-------- Data extract
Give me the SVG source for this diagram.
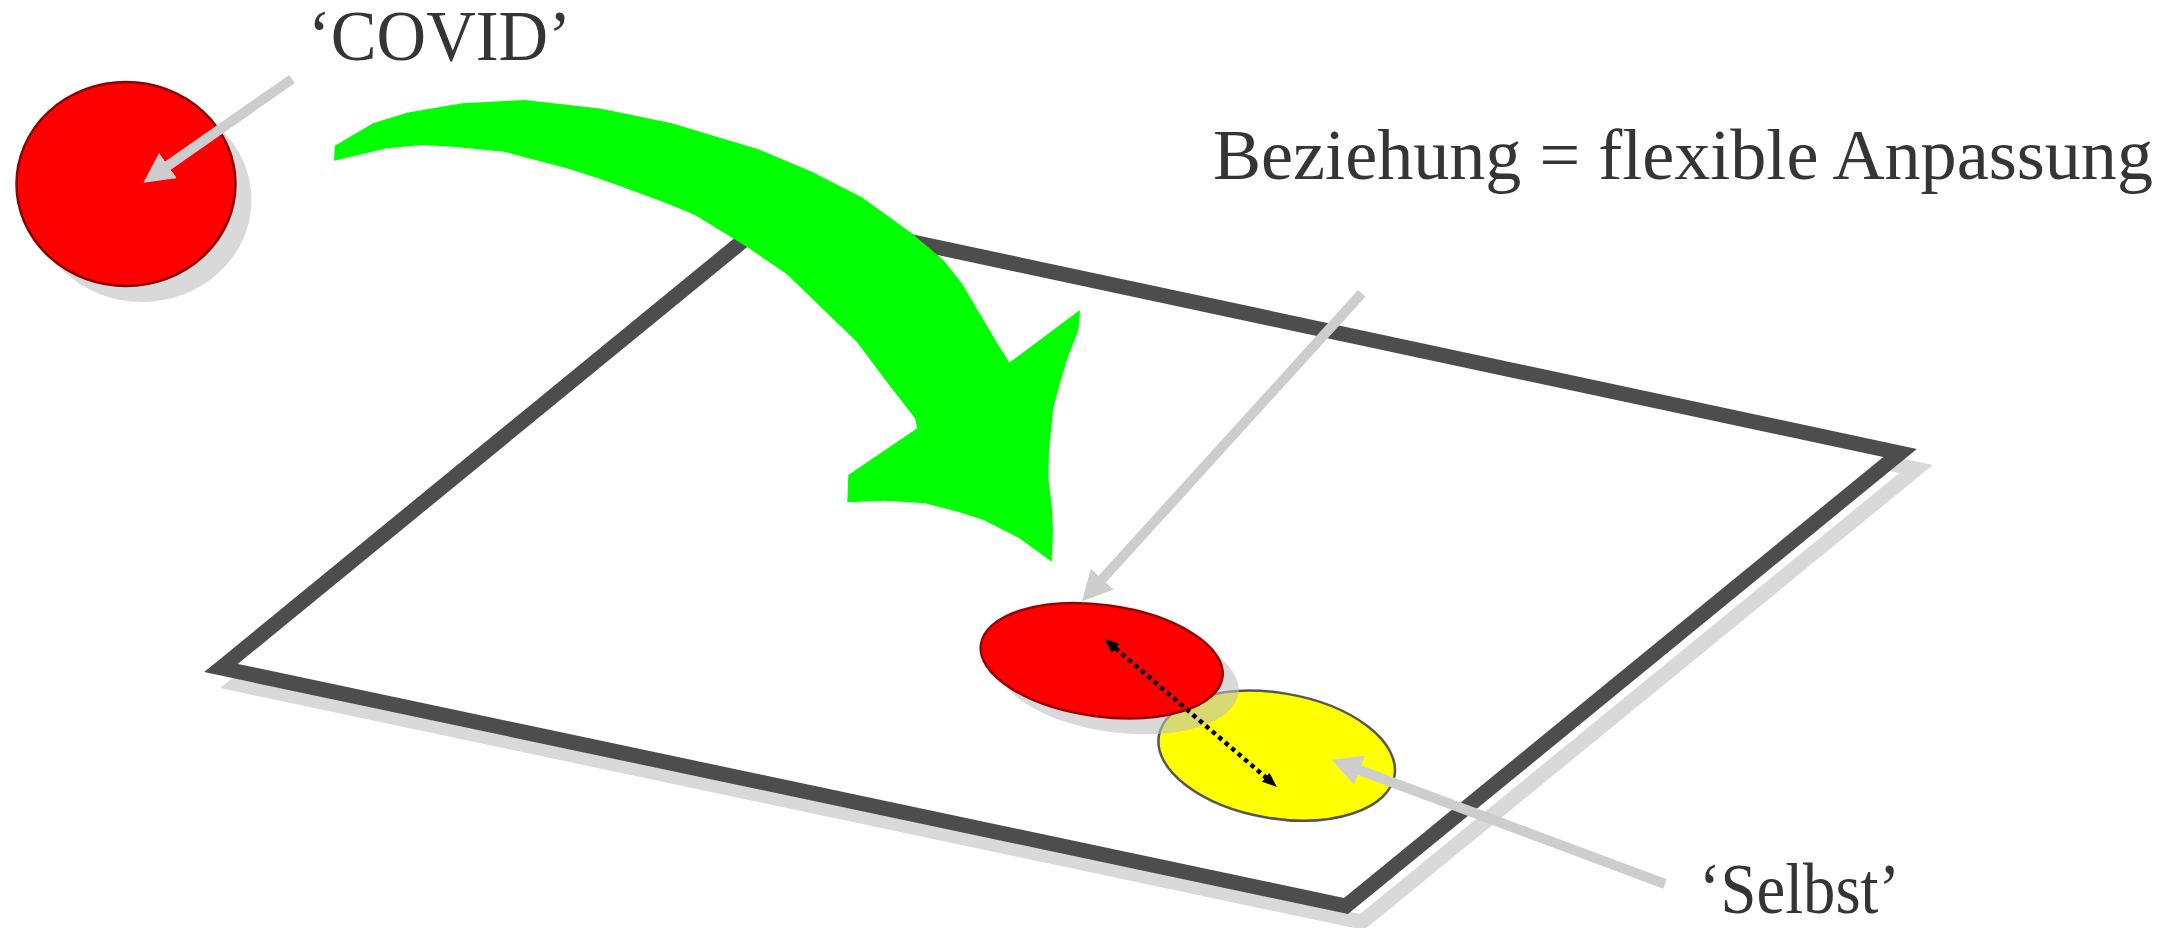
<svg xmlns="http://www.w3.org/2000/svg" width="2184" height="928" viewBox="0 0 2184 928">
<style>
.lbl{font-family:"Liberation Serif","Times New Roman",serif;font-size:72px;fill:#353535;}
.shadow{fill:#c0c0c0;opacity:0.6;}
.ptr{stroke:#cdcdcd;stroke-width:10;fill:none;marker-end:url(#grayHead);}
</style>
<defs>
<marker id="grayHead" viewBox="0 0 30 31" markerUnits="userSpaceOnUse" markerWidth="30" markerHeight="31" refX="0.5" refY="15.5" orient="auto">
<path d="M0,0 L30,15.5 L0,31 z" fill="#cdcdcd"/>
</marker>
<marker id="blackHead" viewBox="0 0 15 12" markerUnits="userSpaceOnUse" markerWidth="15" markerHeight="12" refX="0.5" refY="6" orient="auto-start-reverse">
<path d="M0,0 L15,6 L0,12 z" fill="#000"/>
</marker>
</defs>
<rect width="2184" height="928" fill="#fff"/>

<g id="plane">
<polygon points="237,684 793,229 1916,469 1362,922" fill="none" stroke="#d9d9d9" stroke-width="15" stroke-linejoin="miter"/>
<polygon points="221,668 777,213 1900,453 1346,906" fill="#fff" stroke="#4d4d4d" stroke-width="15" stroke-linejoin="miter"/>
</g>

<g id="node-selbst">
<ellipse cx="1276.7" cy="755.7" rx="119.5" ry="62.7" transform="rotate(9.6 1276.7 755.7)" fill="#ffff00" stroke="#555555" stroke-width="2.5"/>
</g>

<g id="node-beziehung">
<ellipse class="shadow" cx="1117.7" cy="676.8" rx="121.9" ry="55.7" transform="rotate(7.65 1117.7 676.8)"/>
<ellipse cx="1101.7" cy="660.8" rx="121.9" ry="55.7" transform="rotate(7.65 1101.7 660.8)" fill="#ff0000" stroke="#9a0000" stroke-width="2.5"/>
</g>

<g id="node-covid">
<ellipse class="shadow" cx="142" cy="200" rx="109.5" ry="102"/>
<ellipse cx="126" cy="184" rx="109.5" ry="102" fill="#ff0000" stroke="#8b0000" stroke-width="2.5"/>
</g>

<g id="green-arrow">
<path fill="#00ff00" d="M334.8,145.7 L373,123.3 L408,112.5 L462.5,103.3 L524.5,100 L600,108.5 L671.7,123.3 L758.3,149.3 L811.7,171.7 L861.7,197.3 L911.7,233.3 L943.3,260 L961.7,283.3 L998.3,345 L1009.5,362.5 L1080,310 L1078.5,330 L1067.5,358 L1060,383.3 L1053.3,408 L1049,450 L1048.3,478.3 L1051.7,505 L1053,530 L1051.7,561.7 L1019.4,538.3 L983.7,520 L958,511.7 L925,503.3 L885,500.7 L847.3,502.3 L848.3,475 L917.3,428.3 L915,418.3 L886.7,381.7 L856.7,341.7 L786.7,274 L746.7,246.7 L695,215 L666.7,203.3 L620,186 L598,178.3 L567,168.3 L504,151.7 L453,146.7 L422,145 L386.7,148.3 L334,160.7 Z"/>
</g>

<g id="connectors">
<line class="ptr" x1="292" y1="79" x2="167.6" y2="165.8"/>
<line class="ptr" x1="1361.7" y1="293.3" x2="1101.9" y2="579.5"/>
<line class="ptr" x1="1665" y1="884" x2="1359.1" y2="770"/>
<line x1="1115.4" y1="648.1" x2="1265.9" y2="777.5" stroke="#000" stroke-width="4.5" stroke-dasharray="4.5 4" marker-start="url(#blackHead)" marker-end="url(#blackHead)"/>
</g>

<g id="label-covid">
<text class="lbl" x="308" y="60" textLength="263" lengthAdjust="spacingAndGlyphs">‘COVID’</text>
</g>
<g id="label-beziehung">
<text class="lbl" x="1213" y="179" textLength="940" lengthAdjust="spacingAndGlyphs">Beziehung = flexible Anpassung</text>
</g>
<g id="label-selbst">
<text class="lbl" x="1699" y="913" textLength="201" lengthAdjust="spacingAndGlyphs">‘Selbst’</text>
</g>
</svg>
----------------
→ Exercise
Quote in full the listing given above; the images are to be left out.

→ Complete response
Give me the SVG source for this diagram.
<svg xmlns="http://www.w3.org/2000/svg" width="2184" height="928" viewBox="0 0 2184 928">
<style>
.lbl{font-family:"Liberation Serif","Times New Roman",serif;font-size:72px;fill:#353535;}
.shadow{fill:#c0c0c0;opacity:0.6;}
.ptr{stroke:#cdcdcd;stroke-width:10;fill:none;marker-end:url(#grayHead);}
</style>
<defs>
<marker id="grayHead" viewBox="0 0 30 31" markerUnits="userSpaceOnUse" markerWidth="30" markerHeight="31" refX="0.5" refY="15.5" orient="auto">
<path d="M0,0 L30,15.5 L0,31 z" fill="#cdcdcd"/>
</marker>
<marker id="blackHead" viewBox="0 0 15 12" markerUnits="userSpaceOnUse" markerWidth="15" markerHeight="12" refX="0.5" refY="6" orient="auto-start-reverse">
<path d="M0,0 L15,6 L0,12 z" fill="#000"/>
</marker>
</defs>
<rect width="2184" height="928" fill="#fff"/>

<g id="plane">
<polygon points="237,684 793,229 1916,469 1362,922" fill="none" stroke="#d9d9d9" stroke-width="15" stroke-linejoin="miter"/>
<polygon points="221,668 777,213 1900,453 1346,906" fill="#fff" stroke="#4d4d4d" stroke-width="15" stroke-linejoin="miter"/>
</g>

<g id="node-selbst">
<ellipse cx="1276.7" cy="755.7" rx="119.5" ry="62.7" transform="rotate(9.6 1276.7 755.7)" fill="#ffff00" stroke="#555555" stroke-width="2.5"/>
</g>

<g id="node-beziehung">
<ellipse class="shadow" cx="1117.7" cy="676.8" rx="121.9" ry="55.7" transform="rotate(7.65 1117.7 676.8)"/>
<ellipse cx="1101.7" cy="660.8" rx="121.9" ry="55.7" transform="rotate(7.65 1101.7 660.8)" fill="#ff0000" stroke="#9a0000" stroke-width="2.5"/>
</g>

<g id="node-covid">
<ellipse class="shadow" cx="142" cy="200" rx="109.5" ry="102"/>
<ellipse cx="126" cy="184" rx="109.5" ry="102" fill="#ff0000" stroke="#8b0000" stroke-width="2.5"/>
</g>

<g id="green-arrow">
<path fill="#00ff00" d="M334.8,145.7 L373,123.3 L408,112.5 L462.5,103.3 L524.5,100 L600,108.5 L671.7,123.3 L758.3,149.3 L811.7,171.7 L861.7,197.3 L911.7,233.3 L943.3,260 L961.7,283.3 L998.3,345 L1009.5,362.5 L1080,310 L1078.5,330 L1067.5,358 L1060,383.3 L1053.3,408 L1049,450 L1048.3,478.3 L1051.7,505 L1053,530 L1051.7,561.7 L1019.4,538.3 L983.7,520 L958,511.7 L925,503.3 L885,500.7 L847.3,502.3 L848.3,475 L917.3,428.3 L915,418.3 L886.7,381.7 L856.7,341.7 L786.7,274 L746.7,246.7 L695,215 L666.7,203.3 L620,186 L598,178.3 L567,168.3 L504,151.7 L453,146.7 L422,145 L386.7,148.3 L334,160.7 Z"/>
</g>

<g id="connectors">
<line class="ptr" x1="292" y1="79" x2="167.6" y2="165.8"/>
<line class="ptr" x1="1361.7" y1="293.3" x2="1101.9" y2="579.5"/>
<line class="ptr" x1="1665" y1="884" x2="1359.1" y2="770"/>
<line x1="1115.4" y1="648.1" x2="1265.9" y2="777.5" stroke="#000" stroke-width="4.5" stroke-dasharray="4.5 4" marker-start="url(#blackHead)" marker-end="url(#blackHead)"/>
</g>

<g id="label-covid">
<text class="lbl" x="308" y="60" textLength="263" lengthAdjust="spacingAndGlyphs">‘COVID’</text>
</g>
<g id="label-beziehung">
<text class="lbl" x="1213" y="179" textLength="940" lengthAdjust="spacingAndGlyphs">Beziehung = flexible Anpassung</text>
</g>
<g id="label-selbst">
<text class="lbl" x="1699" y="913" textLength="201" lengthAdjust="spacingAndGlyphs">‘Selbst’</text>
</g>
</svg>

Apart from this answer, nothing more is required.